Flores has the basic training to take care of them all. After all, for eight years, she was a member of the faculty at OSU’s Veterinary School, teaching future vets. “But I’d been in practice before becoming an academician,” she says. “And I enjoyed it. There are too many layers between you and the patients when you’re teaching. I missed the contact with patients, the relationships you build with the pets and their owners.”

That’s why, five years ago, she left OSU and opened Elemental. “I chose the Short North because I wanted an integrative approach to my practice, and I thought that, given the diversity and openness of the Short North, they might be more open to that kind of practice than other areas of town might be.”

Play time
When Flores isn’t at Elemental, you might see her running the neighborhood. “I’m not a running nut or anything like that,” she says. “I run two to three times a week.”

And before Elemental opened, you might have caught Flores playing music with the Scioto Brass Band and the Women’s Orchestra of Columbus. She would have been the one with the trombone – she is a classically trained, concert trombonist. But Elemental takes most of her time now – her clinic and her family. “Both my kids are involved in sports, so that’s where a lot of my time goes.”
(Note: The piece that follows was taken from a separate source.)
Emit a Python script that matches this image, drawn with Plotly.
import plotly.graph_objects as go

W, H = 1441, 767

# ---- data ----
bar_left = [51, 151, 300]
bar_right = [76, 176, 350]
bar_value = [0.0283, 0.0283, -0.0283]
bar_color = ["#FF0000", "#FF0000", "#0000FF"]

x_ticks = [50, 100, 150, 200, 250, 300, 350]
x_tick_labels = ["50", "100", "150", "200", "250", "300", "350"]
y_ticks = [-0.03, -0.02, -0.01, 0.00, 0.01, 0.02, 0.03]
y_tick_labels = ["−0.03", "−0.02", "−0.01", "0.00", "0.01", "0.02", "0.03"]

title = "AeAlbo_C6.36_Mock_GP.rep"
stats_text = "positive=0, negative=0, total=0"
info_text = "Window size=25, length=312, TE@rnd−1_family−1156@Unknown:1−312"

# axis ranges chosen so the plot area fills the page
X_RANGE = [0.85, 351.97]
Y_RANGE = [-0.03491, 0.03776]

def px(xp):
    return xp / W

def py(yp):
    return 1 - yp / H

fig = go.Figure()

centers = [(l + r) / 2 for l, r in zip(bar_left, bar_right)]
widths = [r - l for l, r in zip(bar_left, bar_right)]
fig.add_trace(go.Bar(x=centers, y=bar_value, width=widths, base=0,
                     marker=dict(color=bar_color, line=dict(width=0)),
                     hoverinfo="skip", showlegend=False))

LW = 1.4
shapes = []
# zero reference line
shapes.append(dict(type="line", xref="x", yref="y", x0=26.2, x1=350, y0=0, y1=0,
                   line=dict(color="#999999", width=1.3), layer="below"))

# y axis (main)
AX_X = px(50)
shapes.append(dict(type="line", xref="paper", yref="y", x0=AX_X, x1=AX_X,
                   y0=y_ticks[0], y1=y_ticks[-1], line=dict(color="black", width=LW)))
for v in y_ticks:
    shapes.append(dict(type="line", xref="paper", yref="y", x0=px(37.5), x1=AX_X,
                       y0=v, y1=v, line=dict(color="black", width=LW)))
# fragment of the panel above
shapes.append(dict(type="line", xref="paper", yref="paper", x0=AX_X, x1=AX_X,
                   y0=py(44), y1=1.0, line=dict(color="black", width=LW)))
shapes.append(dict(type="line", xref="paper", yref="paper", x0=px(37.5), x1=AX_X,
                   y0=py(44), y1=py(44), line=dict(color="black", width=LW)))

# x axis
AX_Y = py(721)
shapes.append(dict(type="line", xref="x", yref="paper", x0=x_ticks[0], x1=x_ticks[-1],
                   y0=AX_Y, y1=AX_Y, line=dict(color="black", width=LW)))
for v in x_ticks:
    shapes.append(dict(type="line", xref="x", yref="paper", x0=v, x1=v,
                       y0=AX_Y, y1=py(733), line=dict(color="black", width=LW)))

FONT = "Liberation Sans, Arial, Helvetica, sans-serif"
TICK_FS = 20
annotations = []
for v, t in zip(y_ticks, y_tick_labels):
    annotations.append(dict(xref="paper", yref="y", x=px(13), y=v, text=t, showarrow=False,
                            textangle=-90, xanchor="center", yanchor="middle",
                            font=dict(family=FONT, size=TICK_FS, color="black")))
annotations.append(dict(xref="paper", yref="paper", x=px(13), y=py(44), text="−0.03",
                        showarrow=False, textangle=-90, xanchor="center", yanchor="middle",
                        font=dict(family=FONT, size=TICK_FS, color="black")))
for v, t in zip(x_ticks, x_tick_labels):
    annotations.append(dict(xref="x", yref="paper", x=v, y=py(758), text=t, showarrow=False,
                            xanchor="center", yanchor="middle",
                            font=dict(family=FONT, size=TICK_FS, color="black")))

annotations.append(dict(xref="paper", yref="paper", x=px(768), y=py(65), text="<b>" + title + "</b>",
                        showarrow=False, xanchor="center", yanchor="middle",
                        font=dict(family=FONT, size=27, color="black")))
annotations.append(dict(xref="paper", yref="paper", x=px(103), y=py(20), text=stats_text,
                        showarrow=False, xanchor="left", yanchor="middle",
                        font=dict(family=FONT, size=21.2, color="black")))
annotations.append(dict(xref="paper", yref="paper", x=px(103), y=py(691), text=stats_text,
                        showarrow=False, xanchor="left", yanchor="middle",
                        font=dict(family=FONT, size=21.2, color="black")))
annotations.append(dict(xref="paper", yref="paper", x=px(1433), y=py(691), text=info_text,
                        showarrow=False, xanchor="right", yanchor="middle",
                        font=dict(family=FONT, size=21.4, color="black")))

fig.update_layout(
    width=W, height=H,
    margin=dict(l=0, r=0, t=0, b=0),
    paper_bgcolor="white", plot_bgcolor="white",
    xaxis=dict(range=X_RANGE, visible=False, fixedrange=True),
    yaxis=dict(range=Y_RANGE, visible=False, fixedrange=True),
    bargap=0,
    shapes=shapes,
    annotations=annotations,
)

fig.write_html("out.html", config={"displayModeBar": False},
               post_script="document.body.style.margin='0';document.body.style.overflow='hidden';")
One day, she’d like to get back to playing the trombone, to cooking more thematic dinners, visiting more historic sites and taking a few more regular runs. “Everyone has dreams,” she says. But for now, that’s all in the future. And right now, her future is at Elemental.

“Five years from now, I’ll still be here, in the Short North, at Elemental, taking care of animals,” she says.

And for that, Betty, and a host of Elemental regulars, are truly thankful.